Réalisé par Rufus Norris. Grande Bretagne. Comédie. 1h30. (Sortie 22 août 2012). Avec Tim Roth, Eloise Laurence, Cillian Murphy et Rory Kinnear.
Avec un titre qui n’engendre pas la gaieté, la présence de Tim Roth qui ne garantit jamais l’hilarité, une héroïne diabétique de dix ans et des personnages portant tous un sac à dos de solitude et de malheur, "Broken" rendrait neurasthénique un marchand de farces et attrapes.
Rufus Norris, pour son premier film, n’a pas choisi le sujet qui s’intéresse aux zygomatiques, mais celui qui cherche à éclairer le plus noir des désespoirs à l’aide d’une dernière allumette capricieuse.
On ne s’amusera donc pas beaucoup, mais on se sentira de plus en plus proches de cette petite communauté de voisins, dont les maisons se font face dans un petit village anglais et dont les destins vont s’entremêler.
Peu sociologique, pas psychologique, attaché à ses personnages, même quand ils sont épisodiques comme ces deux petites jumelles noires sur leurs trottinettes lançant des sacs peu ragoûtants, "Broken" de Rufus Norris est un film qui ne juge personne et tente de comprendre tout le monde, le père brutal comme la mère trop protectrice de son fils attardé.

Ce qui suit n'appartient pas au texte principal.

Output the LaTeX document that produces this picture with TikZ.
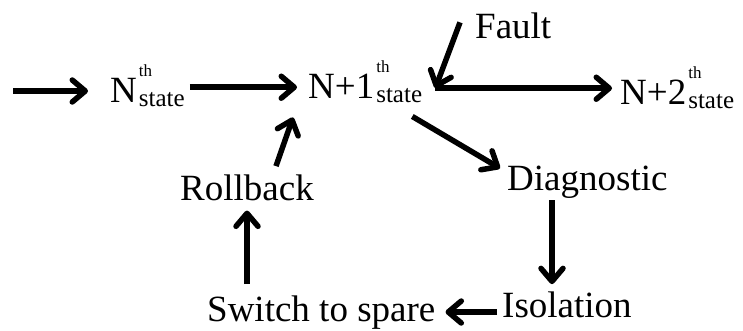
\documentclass[tikz,border=0pt]{standalone}
\usepackage{fontspec}
\setmainfont{Liberation Serif}
\usetikzlibrary{arrows.meta,calc}

\newcommand{\thfont}{\fontsize{17}{17}\selectfont}
\newcommand{\stfont}{\fontsize{25}{25}\selectfont}
\newcommand{\stlabel}[1]{#1\rlap{\kern2pt\raisebox{26pt}{\thfont th}}\raisebox{-4pt}{\kern2pt\stfont state}}

\tikzset{
  stepnode/.style={
    inner sep=2pt, anchor=base west,
    font=\fontsize{37}{40}\selectfont
  },
  flowarrow/.style={
    -{Straight Barb[length=13pt,width=22pt,round]}, line width=5.5pt, color=#1
  },
  flowarrow/.default=black,
}

\begin{document}
\begin{tikzpicture}[x=1pt, y=-1pt]
  \useasboundingbox (0,0) rectangle (743,330);

  % ── state row ──
  \node[stepnode] (nth) at (108,102) {\stlabel{N}};
  \node[stepnode] (np1) at (306,98) {\stlabel{N+1}};
  \node[stepnode] (np2) at (618,104) {\stlabel{N+2}};
  \node[stepnode] (fault) at (473,38) {Fault};

  % ── recovery loop ──
  \node[stepnode] (roll) at (178,200) {Rollback};
  \node[stepnode] (diag) at (505,190) {Diagnostic};
  \node[stepnode] (isol) at (500,317) {Isolation};
  \node[stepnode] (spare) at (205,321) {Switch to spare};

  \coordinate (entry) at (13,91);

  \draw[flowarrow, shorten >=20pt] (entry) -- (entry -| nth.west);
  \draw[flowarrow] ($(nth.east)+(3,2)$) -- ($(nth.east -| np1.west)+(-9,2)$);
  \draw[flowarrow] ($(fault.west)+(-13,-3)$) -- ($(np1.east)+(11,7)$);
  \draw[flowarrow] ($(np1.east)+(11,7)$) -- ($(np1.east -| np2.west)+(-6,7)$);
  \draw[flowarrow] ($(roll.north)+(29,-6)$) -- ($(np1.south west)+(-13,13)$);
  \draw[flowarrow] ($(np1.south east)+(-12,12)$) -- ($(diag.north west)+(-5,5)$);
  \draw[flowarrow] ($(diag.south west)+(47,0)$) -- ($(diag.south west |- isol.north)+(47,-5)$);
  \draw[flowarrow] ($(isol.base west)+(-3,-5)$) -- ($(spare.east |- isol.base west)+(8,-5)$);
  \draw[flowarrow] ($(spare.north west)+(42,-9)$) -- ($(roll.south west)+(69,8)$);
\end{tikzpicture}
\end{document}
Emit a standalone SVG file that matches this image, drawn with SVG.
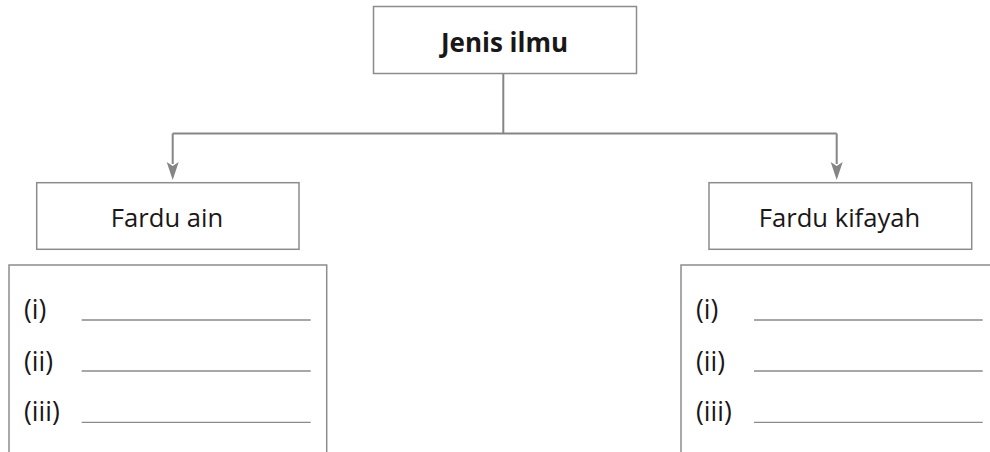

Et puis, il y a "Skunk", la jeune fille diabétique qui regarde tout ce qui l’entoure avec sa trogne de Zazie sans métro. On n’oubliera pas la petite Eloise Laurence, apparemment fillette ordinaire mais sacrément bonne comédienne.
Rufus Norris aligne les éléments mélodramatiques, les accumule et les combine dans chacune des trois maisons en réussissant le tour de force de ne jamais tomber dans le mélo.
Pareillement, il fournit des informations sur les souffrances des Anglais moyens d’aujourd’hui, mais ne prétend pas en tirer un portrait de la société britannique des années 2010. On sent que ça va mal, que tout tient en brinquebalant et ce n’est pas un hasard si l’on voit et revoit des images d’une casse automobile près de laquelle Skunk et son frère ont transformé en cabane de leurs rêves une vieille carcasse de voiture.
Pourtant, avant d’être les victimes de tragédies intimes, les gens sont polis, plutôt gentils et prêts à s’entraider. Rufus Norris croit visiblement en l’homme et cette croyance suffit à ne pas charger sa barque d’un trop-plein d’horreurs.
Certains pourront lire ce film comme un grand film chrétien, avec une scène finale que n’aurait pas désavouée quelqu’un comme Dreyer.
Un film touchant, difficile, qui réussit, malgré tout ce qu’il charrie, à aller vers quelque chose de lumineux, riche d’un espoir sans guimauve.